While China’s propaganda organs have pushed outlandish claims about the U.S. before, the naming of individual diplomats, let alone publishing photographs of them, remains relatively rare. In its statement, the U.S. embassy warned that this “potentially endangers” officials and is “inconsistent with [China’s] obligations to treat United States diplomats with due respect and take all appropriate steps to prevent any attack on their freedom or dignity.”

It noted that, since 2019, “online activists” have exposed personal information about U.S. government officials and their spouses and subjected them to online attacks and harassment. “In all cases, PRC media either instigated the attacks with its own reporting, or amplified campaigns that may have started online,” the statement said.

The U.S. denial of the story has not tamped it down, however, with Chinese Foreign Affairs Ministry spokesman Zhao Lijian on Wednesday saying “a recent statement by an official of the U.S. consulate-general in Guangzhou has once again clearly proved that the U.S. deliberately created and spread lies about ‘forced labour’ in Xinjiang in order to exclude China from the global supply chain.”

His boss, assistant foreign minister Hua Chunying, said it was “rare truth from U.S. officials who’ve been lying through their teeth.” She tweeted a photo of Ms. Carey, along with a purported quote from her saying, “Nothing is wrong about Xinjiang.”

This is just the latest in a broader anti-U.S. campaign that has gathered steam in China over the past year, despite early hopes for a reset in relations after the election of U.S. President Joe Biden.

“The outright deployment of the propaganda apparatus to demonize the U.S. government is a sign of a distinctly unhealthy relationship,” said Drew Thompson, an expert on U.S.-China relations at the National University of Singapore. “If this is the degree of official-level discourse and mistrust and false attribution that breeds even more distrust, then what are the prospects for managing the bilateral relationship effectively?”

Mr. Thompson said such attacks are “a very classic Maoist approach to personalizing political issues.” They are indicative of a “very, very embattled mentality of senior officials in Beijing that feel that they’re under attack from hostile Western forces from all directions.”

In 1949, Mao Zedong published a sarcastic essay titled “Farewell, Leighton Stuart,” in which he celebrated the recent departure of the U.S. ambassador, who he said had sought to “turn China into a U.S. colony.”

Fergus Ryan, a senior analyst at the Australian Strategic Policy Institute, said the story about the U.S. diplomats was “an example of [China] trying to set the terms of the debate and force the U.S. into a defensive mode where it has to scramble to formulate a response.”

He pointed to comments last year by Mr. Zhao, the Foreign Affairs Ministry official, about the need to fight an “active war” for international public opinion.
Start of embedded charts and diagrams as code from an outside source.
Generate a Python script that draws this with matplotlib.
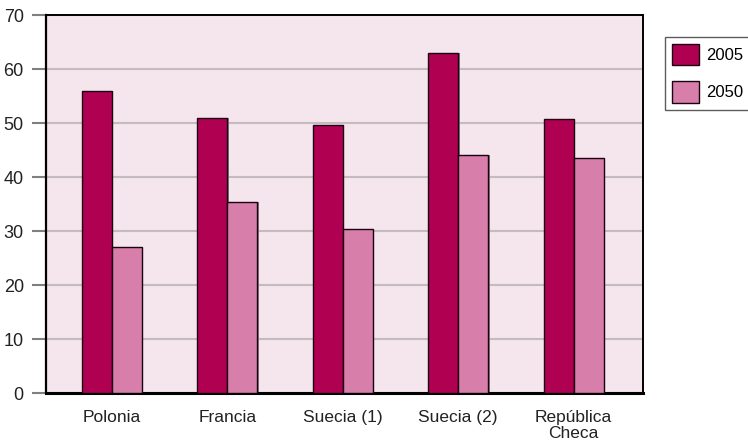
import matplotlib
matplotlib.use("Agg")
import matplotlib.pyplot as plt
import numpy as np
from matplotlib.patches import Patch

plt.rcParams['font.family'] = ['Liberation Sans', 'DejaVu Sans']

categories = ['Polonia', 'Francia', 'Suecia (1)', 'Suecia (2)', 'República\nCheca']
values_2005 = [55.9, 51.0, 49.6, 63.0, 50.7]
values_2050 = [27.0, 35.4, 30.4, 44.0, 43.6]
series_names = ['2005', '2050']
yticks = [0, 10, 20, 30, 40, 50, 60, 70]

c2005 = '#B00052'
c2050 = '#D77EAA'
bg = '#F5E5ED'

fig = plt.figure(figsize=(7.48, 4.46), dpi=100)
ax = fig.add_axes([0.0615, 0.1188, 0.798, 0.8475])
ax.set_facecolor(bg)

x = np.arange(len(categories))
w = 0.26
for vals, off, col in [(values_2005, -w / 2, c2005), (values_2050, w / 2, c2050)]:
    # thin gray shadow behind each bar
    ax.bar(x + off + 0.012, vals, w, color='#8a7f84', zorder=2, linewidth=0)
    ax.bar(x + off, vals, w, color=col, edgecolor='#1a0010', linewidth=1.0, zorder=3)

ax.set_xlim(-0.57, 4.6)
ax.set_ylim(0, 70)
ax.set_yticks(yticks)
ax.yaxis.grid(True, color='#c4bbbf', linewidth=1.5, zorder=1)
ax.set_axisbelow(True)

ax.set_xticks(x)
ax.set_xticklabels(categories, fontsize=12.5, color='#222222', linespacing=1.15)
ax.tick_params(axis='x', length=0, pad=12)
ax.tick_params(axis='y', length=10, width=1.5, color='#808080', labelsize=13,
               labelcolor='#222222', pad=6)

for s in ['top', 'right']:
    ax.spines[s].set_linewidth(1.4)
ax.spines['left'].set_linewidth(1.6)
ax.spines['bottom'].set_linewidth(2.2)

handles = [Patch(facecolor=c2005, edgecolor='#1a0010', linewidth=1.0),
           Patch(facecolor=c2050, edgecolor='#1a0010', linewidth=1.0)]
leg = fig.legend(handles, series_names, loc='upper left', bbox_to_anchor=(0.889, 0.918),
                 fontsize=12, frameon=True, fancybox=False, handlelength=1.6,
                 handleheight=1.6, handletextpad=0.4, labelspacing=0.95,
                 borderpad=0.45, borderaxespad=0)
leg.get_frame().set_edgecolor('#333333')
leg.get_frame().set_linewidth(1.0)

fig.savefig('out.png', dpi=100)
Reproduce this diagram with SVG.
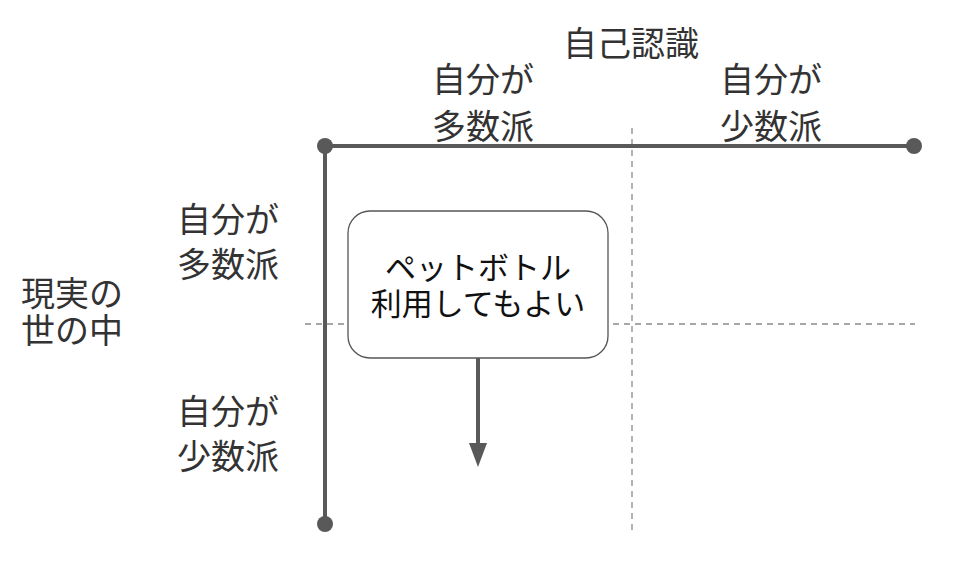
<svg xmlns="http://www.w3.org/2000/svg" width="965" height="579" viewBox="0 0 965 579">
<defs>
<style>
.lbl{font-family:"Noto Sans CJK JP","Noto Sans",sans-serif;font-size:34px;font-weight:400;fill:#333;text-anchor:middle}
.box{font-family:"Noto Sans CJK JP","Noto Sans",sans-serif;font-size:31px;font-weight:400;fill:#111;text-anchor:middle}
.axis{stroke:#595959;stroke-width:4;fill:none}
.dash{stroke:#8a8a8a;stroke-width:1.3;stroke-dasharray:6 5;fill:none}
.dot{fill:#595959}
</style>
</defs>
<rect width="965" height="579" fill="#fff"/>
<g id="grid">
<line class="dash" x1="632" y1="128" x2="632" y2="534"/>
<line class="dash" x1="305" y1="324" x2="915" y2="324"/>
</g>
<g id="axes">
<line class="axis" x1="325" y1="146" x2="914" y2="146"/>
<line class="axis" x1="325" y1="146" x2="325" y2="524"/>
<circle class="dot" cx="325" cy="146" r="8"/>
<circle class="dot" cx="914" cy="146" r="8"/>
<circle class="dot" cx="325" cy="524" r="8"/>
</g>
<g id="labels">
<text class="lbl" x="631" y="56">自己認識</text>
<text class="lbl" x="483" y="92">自分が</text>
<text class="lbl" x="483" y="139">多数派</text>
<text class="lbl" x="771" y="92">自分が</text>
<text class="lbl" x="771" y="139">少数派</text>
<text class="lbl" x="228" y="232">自分が</text>
<text class="lbl" x="228" y="277">多数派</text>
<text class="lbl" x="228" y="424">自分が</text>
<text class="lbl" x="228" y="469">少数派</text>
<text class="lbl" x="72" y="306">現実の</text>
<text class="lbl" x="72" y="343">世の中</text>
</g>
<g id="node-petbottle">
<rect x="348" y="211" width="260" height="147" rx="22" ry="22" fill="#fff" stroke="#555" stroke-width="1.3"/>
<text class="box" x="478" y="279">ペットボトル</text>
<text class="box" x="478" y="315">利用してもよい</text>
</g>
<g id="connectors">
<line x1="478" y1="358" x2="478" y2="444" stroke="#595959" stroke-width="4"/>
<path d="M469,443 L487,443 L478,467 Z" fill="#595959"/>
</g>
</svg>
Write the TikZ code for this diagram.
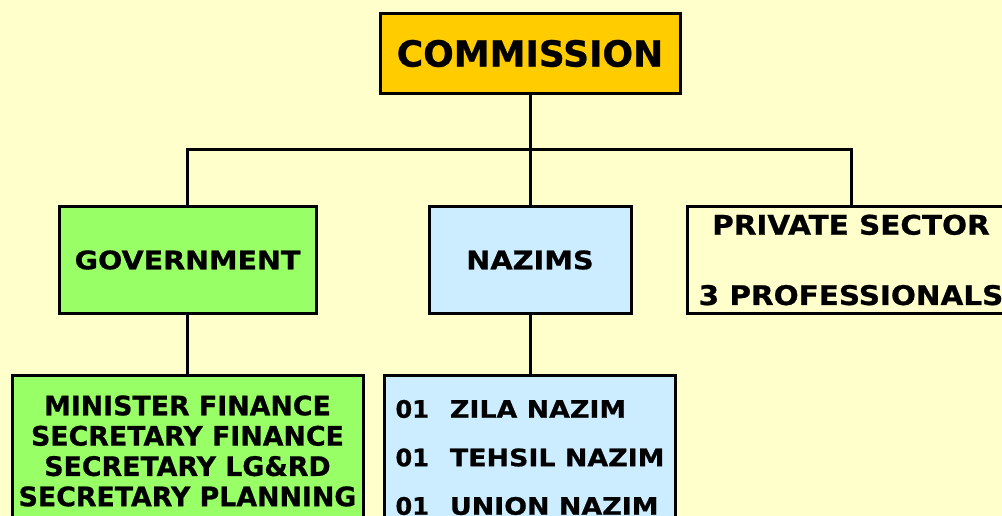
\documentclass[tikz,border=0pt]{standalone}
\usepackage{fontspec}
\usepackage{graphicx}
\setmainfont[BoldFeatures={FakeBold=0.8}]{DejaVu Sans}
\definecolor{bg}{HTML}{FFFFCC}
\definecolor{gold}{HTML}{FFCC00}
\definecolor{lgreen}{HTML}{99FF66}
\definecolor{lblue}{HTML}{CCECFF}
\newcommand{\sx}[2]{\scalebox{#1}[1]{#2}}
\newcommand{\fsz}[2]{\bfseries\fontsize{#1}{#2}\selectfont}
\tikzset{
  box/.style={draw=black, line width=3pt, rectangle, inner sep=0pt, align=center},
  link/.style={draw=black, line width=3pt}
}
\begin{document}
\begin{tikzpicture}[x=1pt,y=-1pt]
\useasboundingbox (0,0) rectangle (1002,516);
\clip (0,0) rectangle (1002,516);
\fill[bg] (0,0) rectangle (1002,516);
\coordinate (bus) at (530,150);
\node[box, fill=gold, minimum width=300pt, minimum height=80pt, font=\fsz{36}{43}] (com) at (530,53.5)
  {COMMISSION};
\node[box, fill=lgreen, minimum width=257pt, minimum height=106pt, font=\fsz{25.5}{30}] (gov) at (187.5,260)
  {\sx{1.12}{GOVERNMENT}};
\node[box, fill=lblue, minimum width=202pt, minimum height=106pt, font=\fsz{25.5}{30}] (naz) at (530,260)
  {\sx{1.13}{NAZIMS}};
\node[box, fill=bg, minimum width=328pt, minimum height=106pt, font=\fsz{27}{70.3}] (pri) at (851,260)
  {\raisebox{-2.5pt}{\sx{1.09}{PRIVATE SECTOR}}\\\raisebox{-2.5pt}{\sx{1.09}{3 PROFESSIONALS}}};
\node[box, fill=lgreen, minimum width=351pt, minimum height=151pt, anchor=north, font=\fsz{26.8}{30.3}] (gl) at (187.5,374)
  {MINISTER FINANCE\\SECRETARY FINANCE\\SECRETARY LG\&RD\\SECRETARY PLANNING};
\node[box, fill=lblue, minimum width=291pt, minimum height=164pt, anchor=north, align=left, font=\fsz{24}{48.5}] (nl) at (530,374)
  {01\hspace{21pt}\sx{1.12}{ZILA NAZIM}\\01\hspace{21pt}\sx{1.12}{TEHSIL NAZIM}\\01\hspace{21pt}\sx{1.12}{UNION NAZIM}};
\draw[link] (gov.north) |- (bus) -| (pri.north);
\draw[link] (com.south) -- (naz.north);
\draw[link] (gov.south) -- (gl.north);
\draw[link] (naz.south) -- (nl.north);
\end{tikzpicture}
\end{document}
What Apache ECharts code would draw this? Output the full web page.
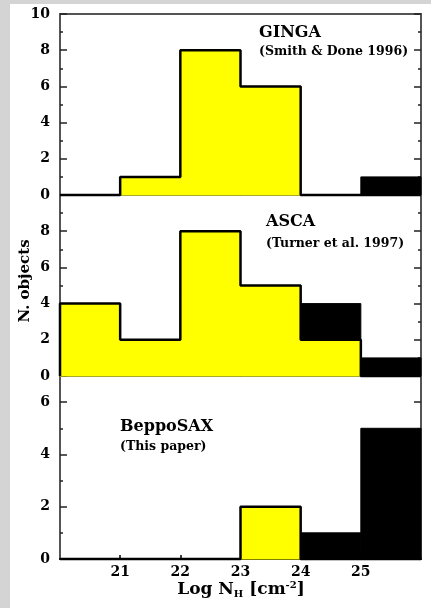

Mr. Ryan said Beijing was “setting the tempo” to a tune the U.S. has to dance to.

In this context, a forceful denial from Washington – as well as the sheer unlikelihood of professional diplomats making such comments – does not matter. Nor does the fact the Chinese narrative does not align with how evidence of Beijing’s actions in Xinjiang first emerged – or the U.S. response to them.

Washington’s declaration that a genocide was occurring in Xinjiang followed years of reporting by media outlets – including The Globe and Mail – and human-rights groups, drawing on trips to the region and interviews with former detainees.

Much of what we know about Xinjiang comes not from U.S. government reports or even witness testimony but from official Chinese documents and articles in state media. There have also been numerous leaks of secret Chinese government reports and speeches by top officials, including President Xi Jinping.

The fabricated quotes come amid high tensions between Washington and Beijing, particularly over the self-ruled island of Taiwan, which Mr. Biden last month said the U.S. is obligated to defend against Chinese invasion, breaking with a policy of “strategic ambiguity” on the issue.

That will likely be high on the agenda at an expected meeting between U.S. Defence Secretary Lloyd Austin and his Chinese counterpart, Wei Fenghe, at a security conference in Singapore this week.

Mr. Wei may also face questions about recent Chinese interceptions of Canadian and Australian surveillance flights, which both countries have warned are highly dangerous and could lead to an unintentional escalation.